Using the definition put forth in NS — the one that excludes genetic environmentally prompted behaviors — would be, I think, to claim that to a large extent people don’t have culture either. I would say this is the case because our culture is maybe less learned than we’d like to think. I tend to agree with Miller and some others that what we call culture is essentially a very complicated and elaborate form of sexual display, some of which is learned and some of which is emergent, that is, strongly encouraged through genetic selection. This is different than a peacock’s tail display, which is sexual, but not a behavior — the peacock is born with his fancy outfit, whereas the dolphins, like people, have to do a little work to look their best.

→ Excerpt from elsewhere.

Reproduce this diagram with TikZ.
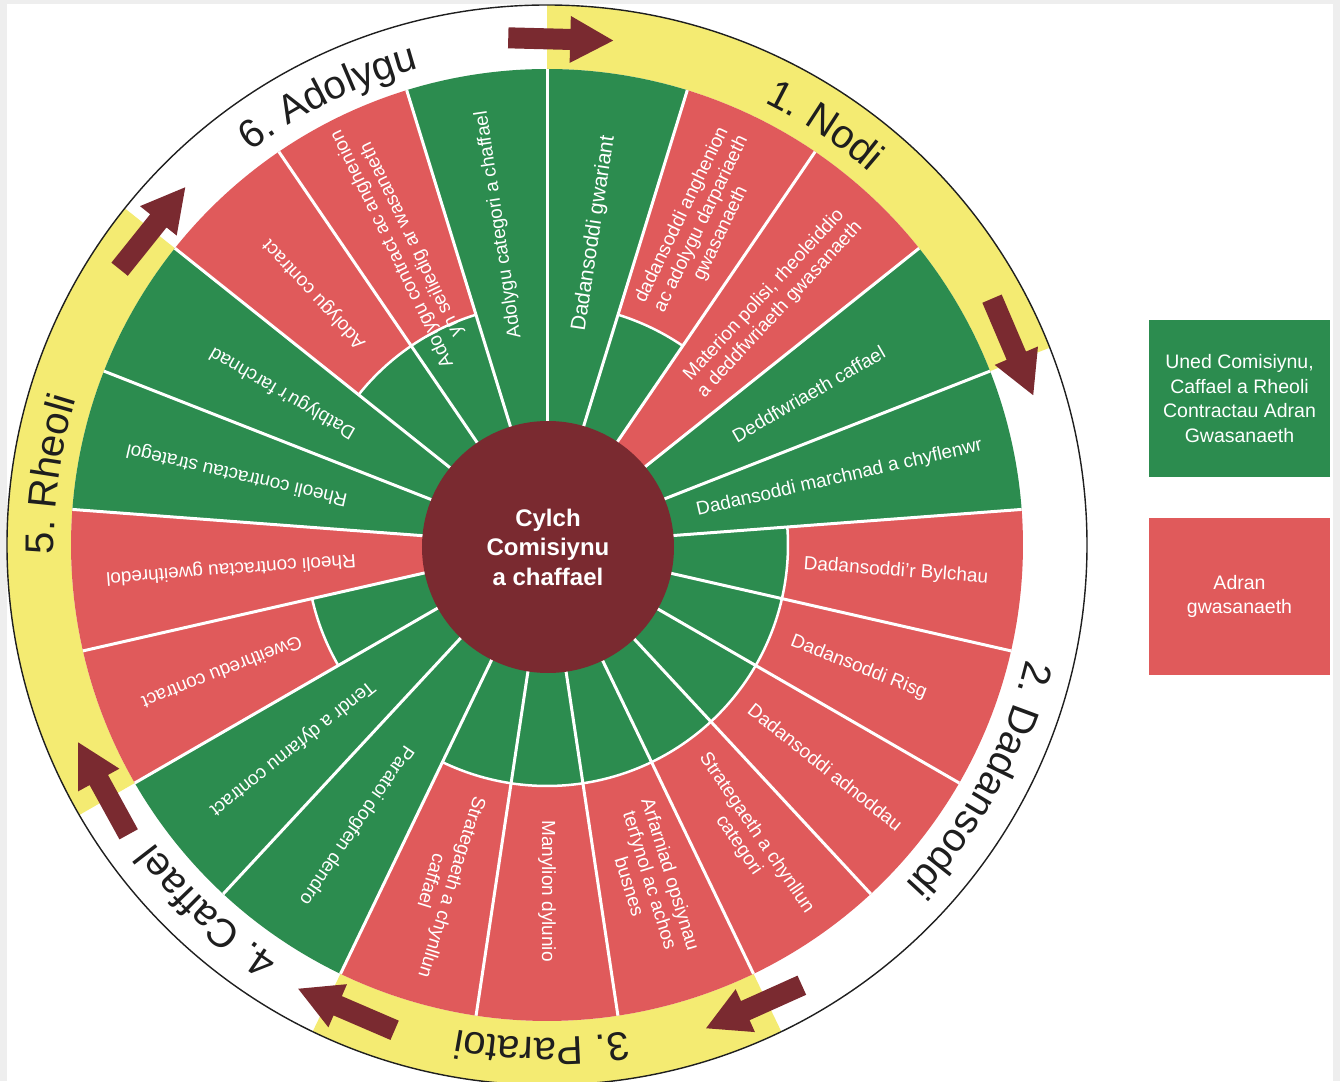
\documentclass[tikz,border=0pt]{standalone}
\usepackage{fontspec}
\setmainfont{Liberation Sans}
\usetikzlibrary{decorations.text}
\definecolor{wgreen}{HTML}{2C8C4F}
\definecolor{wred}{HTML}{E05A5B}
\definecolor{wmaroon}{HTML}{7A2A30}
\definecolor{wyellow}{HTML}{F4EB72}
\definecolor{wgray}{HTML}{EEEEEE}
\definecolor{wtext}{HTML}{1E1E1E}
\newcommand\wedgefont{\fontsize{19}{21.5}\selectfont}
\newcommand\seclabfont{\fontsize{40}{40}\selectfont}
\begin{document}
\begin{tikzpicture}[x=1pt,y=1pt,
  wlabel/.style={text=white,font=\wedgefont,align=center,inner sep=0pt},
  legendbox/.style={minimum width=181pt,minimum height=157pt,inner sep=0pt,text=white,align=center,font=\fontsize{19.5}{24.5}\selectfont},
  spoke/.style={white,line width=3pt},
  ringarc/.style={white,line width=2.5pt},
  flowarrow/.style={fill=wmaroon}]
\useasboundingbox (-547,-536) rectangle (793,545);
\fill[wgray] (-547,-536) rectangle (793,545);
\fill[white] (-540,-536) rectangle (786,541);
\pgfmathsetmacro\wdeg{360/21}
% yellow ring sections
\foreach \s/\e in {90/21.428571, -64.285714/-115.714286, -150/-218.571429}
  \fill[wyellow] (\s:476) arc[start angle=\s,end angle=\e,radius=476] -- (\e:540) arc[start angle=\e,end angle=\s,radius=540] -- cycle;
% flow arrows
\foreach \t in {88.5,23.1,-65.8,-113.3,-151.2,141.3}
  \fill[flowarrow, shift={(\t:506)}, rotate=\t-90] (-52,-10.5) -- (10,-10.5) -- (10,-23.5) -- (53,0) -- (10,23.5) -- (10,10.5) -- (-52,10.5) -- cycle;
% wedges
\foreach \k/\ci/\co in {0/wgreen/wgreen, 1/wgreen/wred, 2/wred/wred, 3/wgreen/wgreen, 4/wgreen/wgreen, 5/wgreen/wred, 6/wgreen/wred, 7/wgreen/wred, 8/wgreen/wred, 9/wgreen/wred, 10/wgreen/wred, 11/wgreen/wred, 12/wgreen/wgreen, 13/wgreen/wgreen, 14/wgreen/wred, 15/wred/wred, 16/wgreen/wgreen, 17/wgreen/wgreen, 18/wgreen/wred, 19/wgreen/wred, 20/wgreen/wgreen}{
  \pgfmathsetmacro\a{90-\k*\wdeg}
  \pgfmathsetmacro\b{\a-\wdeg}
  \fill[\co] (0,0) -- (\a:476) arc[start angle=\a,end angle=\b,radius=476] -- cycle;
  \fill[\ci] (0,0) -- (\a:241) arc[start angle=\a,end angle=\b,radius=241] -- cycle;
}
\foreach \k in {0,...,20}
  \draw[spoke] (0,0) -- ({90-\k*\wdeg}:476);
\foreach \k in {1,5,6,7,8,9,10,11,14,18,19}{
  \pgfmathsetmacro\a{90-\k*\wdeg}
  \pgfmathsetmacro\b{\a-\wdeg}
  \draw[ringarc] (\a:241) arc[start angle=\a,end angle=\b,radius=241];
}
% hub
\node[circle,fill=wmaroon,minimum size=252pt,inner sep=0pt,text=white,align=center,font=\bfseries\fontsize{24}{29.5}\selectfont] (hub) at (1,-2) {Cylch\\Comisiynu\\a chaffael};
% wedge labels
\node[wlabel,font=\fontsize{21}{23}\selectfont,rotate=81.4286] (w0) at (81.4286:315) {Dadansoddi gwariant};
\foreach \k/\r/\txt in {
  1/356/{dadansoddi anghenion\\ac adolygu darpariaeth\\gwasanaeth},
  2/331/{Materion polisi, rheoleiddio\\a deddfwriaeth gwasanaeth},
  3/302/{Deddfwriaeth caffael},
  4/300/{Dadansoddi marchnad a chyflenwr},
  5/350/{Dadansoddi'r Bylchau},
  6/335/{Dadansoddi Risg},
  7/356/{Dadansoddi adnoddau},
  8/356/{Strategaeth a chynllun\\categori},
  9/351/{Arfarniad opsiynau\\terfynol ac achos\\busnes},
  10/346/{Manylion dylunio},
  11/355/{Strategaeth a chynllun\\caffael},
  12/339/{Paratoi dogfen dendro},
  13/326/{Tendr a dyfarnu contract},
  14/349/{Gweithredu contract},
  15/317/{Rheoli contractau gweithredol},
  16/318/{Rheoli contractau strategol},
  17/305/{Datblygu'r farchnad},
  18/342/{Adolygu contract},
  19/334/{Adolygu contract ac anghenion\\yn seiliedig ar wasanaeth},
  20/324/{Adolygu categori a chaffael}}{
  \pgfmathsetmacro\m{90-(\k+0.5)*\wdeg}
  \node[wlabel,rotate=\m] (w\k) at (\m:\r) {\txt};
}
% section labels
\path[decorate,decoration={text along path,text align=center,text color=wtext,text={|\seclabfont|1. Nodi}}] (101.5:493) arc[start angle=101.5,end angle=11.5,radius=493];
\path[decorate,decoration={text along path,text align=center,text color=wtext,text={|\seclabfont|2. Dadansoddi}}] (16.6:493) arc[start angle=16.6,end angle=-73.4,radius=493];
\path[decorate,decoration={text along path,text align=center,text color=wtext,text={|\seclabfont|3. Paratoi}}] (-45.6:493) arc[start angle=-45.6,end angle=-135.6,radius=493];
\path[decorate,decoration={text along path,text align=center,text color=wtext,text={|\seclabfont|4. Caffael}}] (-87.9:493) arc[start angle=-87.9,end angle=-177.9,radius=493];
\path[decorate,decoration={text along path,text align=center,text color=wtext,text={|\seclabfont|5. Rheoli}}] (216.9:493) arc[start angle=216.9,end angle=126.9,radius=493];
\path[decorate,decoration={text along path,text align=center,text color=wtext,text={|\seclabfont|6. Adolygu}}] (161:493) arc[start angle=161,end angle=71,radius=493];
% outer circle
\draw[black!88,line width=1.4pt] (0,0) circle[radius=540];
% legend
\node[legendbox,fill=wgreen] (leg1) at (692.5,146.5) {Uned Comisiynu,\\Caffael a Rheoli\\Contractau Adran\\Gwasanaeth};
\node[legendbox,fill=wred] (leg2) at (692.5,-51.5) {Adran\\gwasanaeth};
\end{tikzpicture}
\end{document}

I suspect these cultural and symbolic behaviors are mostly emergent in both people as well as dolphins and chimps. Maybe there aren’t specific genes that specify witty raconteur, financial dealmaker or rock star (though maybe there are?), but instead genes that encourage those types of display to evolve and emerge during one’s lifetime. Propensities for behavior are passed on genetically in people, just as they are in animals. These behaviors are not as clear-cut as instinctual behaviors — there’s more learning and skill mastering involved. But DNA might play a larger role than we would like to think, and our distance and segregation from our animal pals might not be as great as we presume. Moreover, our cultural manifestations might be parallel from society to society, with more similarities across geographically disparate peoples than we’d like to think too.
So, if this is true, then people don’t have nearly as much of what they define as culture as is commonly held. We have truckloads of what we call cultural behaviors, but if we only count the ones that are exclusively and entirely learned, there might not be too many left. If we subtracted all the parallel behaviors across human cultures on the basis of genetic influence then what are we left with?
In the past, another way of excluding members from the culture club was tool use — for a long time it was assumed that only humans used or fashioned tools. Then chimps were seen carefully choosing thin sticks and fashioning them into tools for extracting delicious honey ants. After that, more and more examples of animal tool use were spotted and acknowledged. Even in dolphins, it turns out. In an inlet called Useless Loop (Useless Loop!!), dolphins pluck specifically shaped sea sponges and use them as protective gear when probing the ocean floor. Some of the scientists who have spotted the sponging behaviors claim it is learned socially — the dolphins teach their kids how to sponge — which qualifies this kind of tool use as a form of culture.
 PNAS/Photos by Janet Mann
Liz Hawkins, a scientist in New South Whales, Australia, also claims to have identified two hundred distinct dolphin whistles so far, all of which are contextual, qualifying them as comprising a language. The scientists don’t know what they all mean yet. “Bob’s got a nice wad of weeds there” might be one sentence.
If we broaden the definition a little bit we can still call ourselves and our societies cultured, but we might have to admit some new members.